Short task —
Copy nothing but the lines below running from the line containing "Reproduce this diagram with TikZ." through the line containing "Space of all", both end lines included.

Source code of charts
§
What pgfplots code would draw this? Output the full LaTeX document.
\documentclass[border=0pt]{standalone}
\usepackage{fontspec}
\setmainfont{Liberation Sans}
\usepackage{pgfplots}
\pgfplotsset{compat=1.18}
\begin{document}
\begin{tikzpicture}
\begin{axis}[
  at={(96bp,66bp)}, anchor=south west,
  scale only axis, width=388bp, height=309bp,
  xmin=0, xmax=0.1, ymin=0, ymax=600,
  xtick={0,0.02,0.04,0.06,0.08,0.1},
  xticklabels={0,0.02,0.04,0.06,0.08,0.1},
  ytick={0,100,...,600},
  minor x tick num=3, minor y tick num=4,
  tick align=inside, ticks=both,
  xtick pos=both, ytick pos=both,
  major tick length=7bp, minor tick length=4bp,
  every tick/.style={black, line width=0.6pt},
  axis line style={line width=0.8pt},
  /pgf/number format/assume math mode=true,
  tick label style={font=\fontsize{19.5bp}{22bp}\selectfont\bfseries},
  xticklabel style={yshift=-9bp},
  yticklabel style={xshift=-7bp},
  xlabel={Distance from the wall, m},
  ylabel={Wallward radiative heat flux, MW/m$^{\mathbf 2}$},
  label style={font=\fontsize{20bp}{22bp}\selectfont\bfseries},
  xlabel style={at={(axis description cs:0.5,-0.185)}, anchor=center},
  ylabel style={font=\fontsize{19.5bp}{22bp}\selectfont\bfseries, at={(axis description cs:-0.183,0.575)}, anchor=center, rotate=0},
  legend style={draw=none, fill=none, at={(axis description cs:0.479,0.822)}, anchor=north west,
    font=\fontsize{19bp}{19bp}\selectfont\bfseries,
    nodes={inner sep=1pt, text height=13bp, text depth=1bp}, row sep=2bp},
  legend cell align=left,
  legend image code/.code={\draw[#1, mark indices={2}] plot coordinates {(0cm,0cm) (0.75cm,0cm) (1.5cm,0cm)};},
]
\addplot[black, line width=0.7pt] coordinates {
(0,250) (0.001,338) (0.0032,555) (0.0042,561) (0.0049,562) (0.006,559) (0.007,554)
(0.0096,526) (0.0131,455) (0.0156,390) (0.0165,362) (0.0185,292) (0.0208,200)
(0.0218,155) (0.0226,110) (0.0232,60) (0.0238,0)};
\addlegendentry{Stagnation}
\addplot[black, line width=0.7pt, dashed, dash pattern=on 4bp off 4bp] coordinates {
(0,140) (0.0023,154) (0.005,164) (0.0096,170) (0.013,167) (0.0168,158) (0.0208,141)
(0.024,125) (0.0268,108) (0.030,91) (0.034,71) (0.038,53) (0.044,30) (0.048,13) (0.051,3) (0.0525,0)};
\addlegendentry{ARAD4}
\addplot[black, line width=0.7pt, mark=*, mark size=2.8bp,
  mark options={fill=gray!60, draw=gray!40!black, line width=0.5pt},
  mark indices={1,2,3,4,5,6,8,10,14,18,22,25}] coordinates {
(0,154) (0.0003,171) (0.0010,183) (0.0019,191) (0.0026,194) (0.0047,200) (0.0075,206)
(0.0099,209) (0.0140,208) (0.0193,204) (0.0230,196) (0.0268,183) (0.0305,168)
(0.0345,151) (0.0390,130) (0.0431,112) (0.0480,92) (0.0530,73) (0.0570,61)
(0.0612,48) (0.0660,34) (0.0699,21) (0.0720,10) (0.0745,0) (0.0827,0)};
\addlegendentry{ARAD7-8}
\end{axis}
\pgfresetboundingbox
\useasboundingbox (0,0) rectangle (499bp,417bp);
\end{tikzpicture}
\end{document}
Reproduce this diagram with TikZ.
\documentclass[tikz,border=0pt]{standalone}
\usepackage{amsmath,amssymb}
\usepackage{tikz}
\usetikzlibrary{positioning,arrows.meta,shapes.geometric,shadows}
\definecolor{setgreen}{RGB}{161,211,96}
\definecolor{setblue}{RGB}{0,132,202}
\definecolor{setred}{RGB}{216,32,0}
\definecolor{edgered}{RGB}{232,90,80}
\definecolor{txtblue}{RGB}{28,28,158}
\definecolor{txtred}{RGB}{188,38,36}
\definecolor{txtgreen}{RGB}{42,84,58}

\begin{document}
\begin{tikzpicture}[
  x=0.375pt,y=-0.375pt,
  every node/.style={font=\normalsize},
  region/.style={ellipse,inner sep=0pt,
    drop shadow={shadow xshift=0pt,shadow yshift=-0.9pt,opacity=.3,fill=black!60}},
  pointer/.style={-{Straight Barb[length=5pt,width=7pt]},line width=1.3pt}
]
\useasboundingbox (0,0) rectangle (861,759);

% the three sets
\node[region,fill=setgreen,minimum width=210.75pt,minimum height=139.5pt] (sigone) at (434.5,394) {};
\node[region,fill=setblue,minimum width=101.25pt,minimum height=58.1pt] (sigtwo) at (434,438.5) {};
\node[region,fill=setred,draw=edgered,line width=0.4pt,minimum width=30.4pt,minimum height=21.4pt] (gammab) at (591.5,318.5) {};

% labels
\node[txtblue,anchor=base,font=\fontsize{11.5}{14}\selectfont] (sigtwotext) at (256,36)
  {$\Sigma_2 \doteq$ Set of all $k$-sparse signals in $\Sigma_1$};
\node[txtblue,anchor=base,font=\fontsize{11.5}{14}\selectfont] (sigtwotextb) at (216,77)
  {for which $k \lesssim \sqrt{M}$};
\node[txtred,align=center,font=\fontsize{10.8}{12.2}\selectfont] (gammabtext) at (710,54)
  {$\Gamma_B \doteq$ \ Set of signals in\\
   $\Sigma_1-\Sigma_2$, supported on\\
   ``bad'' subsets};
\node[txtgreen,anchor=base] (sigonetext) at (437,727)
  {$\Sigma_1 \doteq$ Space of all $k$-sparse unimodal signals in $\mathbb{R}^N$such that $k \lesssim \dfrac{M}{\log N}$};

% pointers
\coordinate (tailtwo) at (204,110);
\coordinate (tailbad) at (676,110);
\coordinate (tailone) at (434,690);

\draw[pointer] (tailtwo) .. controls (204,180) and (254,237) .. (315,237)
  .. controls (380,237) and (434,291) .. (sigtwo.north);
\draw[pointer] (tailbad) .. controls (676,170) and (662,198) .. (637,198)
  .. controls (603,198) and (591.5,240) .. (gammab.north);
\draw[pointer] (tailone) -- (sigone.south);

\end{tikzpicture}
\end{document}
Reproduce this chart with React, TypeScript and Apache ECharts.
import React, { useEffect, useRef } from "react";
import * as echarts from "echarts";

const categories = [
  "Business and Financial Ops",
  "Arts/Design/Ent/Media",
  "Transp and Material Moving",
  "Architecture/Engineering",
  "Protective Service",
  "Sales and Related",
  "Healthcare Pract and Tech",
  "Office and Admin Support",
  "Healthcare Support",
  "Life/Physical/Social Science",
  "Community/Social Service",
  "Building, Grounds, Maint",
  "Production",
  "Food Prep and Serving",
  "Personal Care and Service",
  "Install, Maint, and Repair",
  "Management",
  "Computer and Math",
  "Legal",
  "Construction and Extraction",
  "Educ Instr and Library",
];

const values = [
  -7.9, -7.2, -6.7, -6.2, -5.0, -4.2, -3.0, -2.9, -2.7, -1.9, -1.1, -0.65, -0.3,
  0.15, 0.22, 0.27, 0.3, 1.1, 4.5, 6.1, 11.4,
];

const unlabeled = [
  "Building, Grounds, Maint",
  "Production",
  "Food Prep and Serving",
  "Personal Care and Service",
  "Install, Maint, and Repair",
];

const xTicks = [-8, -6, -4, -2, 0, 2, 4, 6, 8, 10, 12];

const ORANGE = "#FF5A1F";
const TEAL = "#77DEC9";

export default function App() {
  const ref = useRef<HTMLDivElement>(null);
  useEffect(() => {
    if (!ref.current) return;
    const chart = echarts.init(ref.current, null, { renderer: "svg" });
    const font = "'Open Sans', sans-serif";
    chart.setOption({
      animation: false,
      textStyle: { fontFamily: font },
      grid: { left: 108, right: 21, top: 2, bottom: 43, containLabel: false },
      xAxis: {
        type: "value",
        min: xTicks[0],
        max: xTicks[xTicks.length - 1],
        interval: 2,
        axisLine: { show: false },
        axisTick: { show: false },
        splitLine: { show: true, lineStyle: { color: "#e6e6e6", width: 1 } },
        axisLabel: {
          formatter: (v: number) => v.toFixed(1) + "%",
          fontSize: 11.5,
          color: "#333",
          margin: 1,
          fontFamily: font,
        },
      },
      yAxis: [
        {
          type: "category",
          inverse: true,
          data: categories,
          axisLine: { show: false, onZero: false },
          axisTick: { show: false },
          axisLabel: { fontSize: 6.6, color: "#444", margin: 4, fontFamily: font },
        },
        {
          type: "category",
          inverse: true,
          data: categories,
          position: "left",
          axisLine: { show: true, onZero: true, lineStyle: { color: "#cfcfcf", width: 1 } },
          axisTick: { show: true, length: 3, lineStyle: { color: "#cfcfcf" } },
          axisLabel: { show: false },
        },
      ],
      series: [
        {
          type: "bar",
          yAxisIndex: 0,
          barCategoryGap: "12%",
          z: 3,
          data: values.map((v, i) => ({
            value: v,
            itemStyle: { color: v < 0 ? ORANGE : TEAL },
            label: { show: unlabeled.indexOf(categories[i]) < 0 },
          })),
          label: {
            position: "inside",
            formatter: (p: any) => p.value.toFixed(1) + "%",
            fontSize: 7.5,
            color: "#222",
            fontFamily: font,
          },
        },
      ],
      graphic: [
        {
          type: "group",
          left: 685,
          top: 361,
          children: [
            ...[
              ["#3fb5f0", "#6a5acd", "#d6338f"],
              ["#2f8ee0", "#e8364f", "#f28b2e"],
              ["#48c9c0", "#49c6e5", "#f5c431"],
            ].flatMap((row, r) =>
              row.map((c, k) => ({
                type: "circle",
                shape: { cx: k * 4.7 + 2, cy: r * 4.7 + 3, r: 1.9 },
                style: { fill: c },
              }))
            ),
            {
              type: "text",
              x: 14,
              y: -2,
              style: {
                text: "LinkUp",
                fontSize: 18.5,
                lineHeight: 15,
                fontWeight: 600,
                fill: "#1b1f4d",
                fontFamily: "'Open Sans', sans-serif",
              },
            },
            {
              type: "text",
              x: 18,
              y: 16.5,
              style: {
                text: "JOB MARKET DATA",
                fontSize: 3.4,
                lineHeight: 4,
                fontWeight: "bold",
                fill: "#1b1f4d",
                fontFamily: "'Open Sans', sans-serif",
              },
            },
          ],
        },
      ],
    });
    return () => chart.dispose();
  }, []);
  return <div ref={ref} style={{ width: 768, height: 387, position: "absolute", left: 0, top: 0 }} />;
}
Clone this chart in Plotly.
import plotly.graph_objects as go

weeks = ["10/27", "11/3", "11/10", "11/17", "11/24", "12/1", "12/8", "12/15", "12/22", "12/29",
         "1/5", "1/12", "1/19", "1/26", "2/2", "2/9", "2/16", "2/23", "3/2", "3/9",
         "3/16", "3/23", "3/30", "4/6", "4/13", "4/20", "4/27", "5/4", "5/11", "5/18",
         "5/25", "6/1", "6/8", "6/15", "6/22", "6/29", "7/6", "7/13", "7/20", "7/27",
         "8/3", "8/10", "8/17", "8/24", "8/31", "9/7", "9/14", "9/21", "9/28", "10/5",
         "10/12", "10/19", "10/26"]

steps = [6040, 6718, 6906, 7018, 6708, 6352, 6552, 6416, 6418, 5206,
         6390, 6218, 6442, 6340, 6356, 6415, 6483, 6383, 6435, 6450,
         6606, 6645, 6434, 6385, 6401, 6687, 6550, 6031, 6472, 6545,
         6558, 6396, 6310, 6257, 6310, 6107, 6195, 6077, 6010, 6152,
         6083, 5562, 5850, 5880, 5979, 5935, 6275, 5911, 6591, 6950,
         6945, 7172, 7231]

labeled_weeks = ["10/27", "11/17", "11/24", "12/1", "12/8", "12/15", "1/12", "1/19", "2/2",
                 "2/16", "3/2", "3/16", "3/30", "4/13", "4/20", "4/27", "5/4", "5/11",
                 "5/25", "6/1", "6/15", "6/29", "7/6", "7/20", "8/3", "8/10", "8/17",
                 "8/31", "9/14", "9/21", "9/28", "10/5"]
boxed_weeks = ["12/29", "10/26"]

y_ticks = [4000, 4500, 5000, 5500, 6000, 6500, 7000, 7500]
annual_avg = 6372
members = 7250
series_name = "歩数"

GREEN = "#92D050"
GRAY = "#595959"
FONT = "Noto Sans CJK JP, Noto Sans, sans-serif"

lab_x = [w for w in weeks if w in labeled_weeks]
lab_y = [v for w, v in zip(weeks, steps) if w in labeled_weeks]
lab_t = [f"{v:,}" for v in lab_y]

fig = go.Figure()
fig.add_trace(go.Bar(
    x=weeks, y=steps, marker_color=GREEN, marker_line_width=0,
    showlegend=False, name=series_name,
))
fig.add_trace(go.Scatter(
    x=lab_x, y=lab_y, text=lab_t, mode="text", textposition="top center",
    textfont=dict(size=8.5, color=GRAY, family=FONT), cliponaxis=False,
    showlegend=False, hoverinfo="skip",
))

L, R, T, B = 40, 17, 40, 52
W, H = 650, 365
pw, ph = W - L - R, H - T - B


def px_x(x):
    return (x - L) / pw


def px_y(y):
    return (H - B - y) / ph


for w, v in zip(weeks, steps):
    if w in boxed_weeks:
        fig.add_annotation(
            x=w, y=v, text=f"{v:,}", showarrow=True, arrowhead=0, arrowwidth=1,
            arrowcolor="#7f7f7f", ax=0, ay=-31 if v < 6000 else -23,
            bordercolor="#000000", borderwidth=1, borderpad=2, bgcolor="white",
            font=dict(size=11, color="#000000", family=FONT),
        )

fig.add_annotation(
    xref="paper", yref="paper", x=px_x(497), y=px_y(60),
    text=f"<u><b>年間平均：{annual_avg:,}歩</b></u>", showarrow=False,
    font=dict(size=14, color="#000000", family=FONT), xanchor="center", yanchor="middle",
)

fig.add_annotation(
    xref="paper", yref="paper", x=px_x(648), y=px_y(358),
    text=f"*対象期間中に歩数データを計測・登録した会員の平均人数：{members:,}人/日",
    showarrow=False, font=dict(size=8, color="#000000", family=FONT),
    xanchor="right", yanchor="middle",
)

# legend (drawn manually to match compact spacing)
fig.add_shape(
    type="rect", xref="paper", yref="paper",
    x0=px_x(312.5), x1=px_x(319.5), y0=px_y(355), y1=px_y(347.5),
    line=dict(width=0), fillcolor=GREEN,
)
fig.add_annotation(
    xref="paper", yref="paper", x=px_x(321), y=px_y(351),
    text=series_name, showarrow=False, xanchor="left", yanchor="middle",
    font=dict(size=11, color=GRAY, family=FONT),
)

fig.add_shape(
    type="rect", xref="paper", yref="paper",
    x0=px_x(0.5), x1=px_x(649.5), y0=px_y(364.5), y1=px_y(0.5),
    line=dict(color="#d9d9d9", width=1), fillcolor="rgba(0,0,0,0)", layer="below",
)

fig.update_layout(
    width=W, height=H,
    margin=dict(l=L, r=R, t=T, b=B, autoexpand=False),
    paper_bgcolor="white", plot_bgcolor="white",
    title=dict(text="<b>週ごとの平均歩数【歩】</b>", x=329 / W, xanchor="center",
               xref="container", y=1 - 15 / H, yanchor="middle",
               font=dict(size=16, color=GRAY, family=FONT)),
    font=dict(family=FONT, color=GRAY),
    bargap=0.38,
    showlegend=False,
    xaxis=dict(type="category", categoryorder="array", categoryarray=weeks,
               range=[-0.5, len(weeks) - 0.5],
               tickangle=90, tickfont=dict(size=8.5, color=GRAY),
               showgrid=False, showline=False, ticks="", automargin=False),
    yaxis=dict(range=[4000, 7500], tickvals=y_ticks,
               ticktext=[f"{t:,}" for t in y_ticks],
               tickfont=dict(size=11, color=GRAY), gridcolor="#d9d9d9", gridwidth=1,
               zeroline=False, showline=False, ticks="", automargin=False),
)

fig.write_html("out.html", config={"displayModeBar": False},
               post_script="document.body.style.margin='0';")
§
Exercise solution —
Reproduce this diagram with TikZ.
\documentclass[tikz,border=0pt]{standalone}
\usepackage{amsmath,amssymb}
\usepackage{tikz}
\usetikzlibrary{positioning,arrows.meta,shapes.geometric,shadows}
\definecolor{setgreen}{RGB}{161,211,96}
\definecolor{setblue}{RGB}{0,132,202}
\definecolor{setred}{RGB}{216,32,0}
\definecolor{edgered}{RGB}{232,90,80}
\definecolor{txtblue}{RGB}{28,28,158}
\definecolor{txtred}{RGB}{188,38,36}
\definecolor{txtgreen}{RGB}{42,84,58}

\begin{document}
\begin{tikzpicture}[
  x=0.375pt,y=-0.375pt,
  every node/.style={font=\normalsize},
  region/.style={ellipse,inner sep=0pt,
    drop shadow={shadow xshift=0pt,shadow yshift=-0.9pt,opacity=.3,fill=black!60}},
  pointer/.style={-{Straight Barb[length=5pt,width=7pt]},line width=1.3pt}
]
\useasboundingbox (0,0) rectangle (861,759);

% the three sets
\node[region,fill=setgreen,minimum width=210.75pt,minimum height=139.5pt] (sigone) at (434.5,394) {};
\node[region,fill=setblue,minimum width=101.25pt,minimum height=58.1pt] (sigtwo) at (434,438.5) {};
\node[region,fill=setred,draw=edgered,line width=0.4pt,minimum width=30.4pt,minimum height=21.4pt] (gammab) at (591.5,318.5) {};

% labels
\node[txtblue,anchor=base,font=\fontsize{11.5}{14}\selectfont] (sigtwotext) at (256,36)
  {$\Sigma_2 \doteq$ Set of all $k$-sparse signals in $\Sigma_1$};
\node[txtblue,anchor=base,font=\fontsize{11.5}{14}\selectfont] (sigtwotextb) at (216,77)
  {for which $k \lesssim \sqrt{M}$};
\node[txtred,align=center,font=\fontsize{10.8}{12.2}\selectfont] (gammabtext) at (710,54)
  {$\Gamma_B \doteq$ \ Set of signals in\\
   $\Sigma_1-\Sigma_2$, supported on\\
   ``bad'' subsets};
\node[txtgreen,anchor=base] (sigonetext) at (437,727)
  {$\Sigma_1 \doteq$ Space of all $k$-sparse unimodal signals in $\mathbb{R}^N$such that $k \lesssim \dfrac{M}{\log N}$};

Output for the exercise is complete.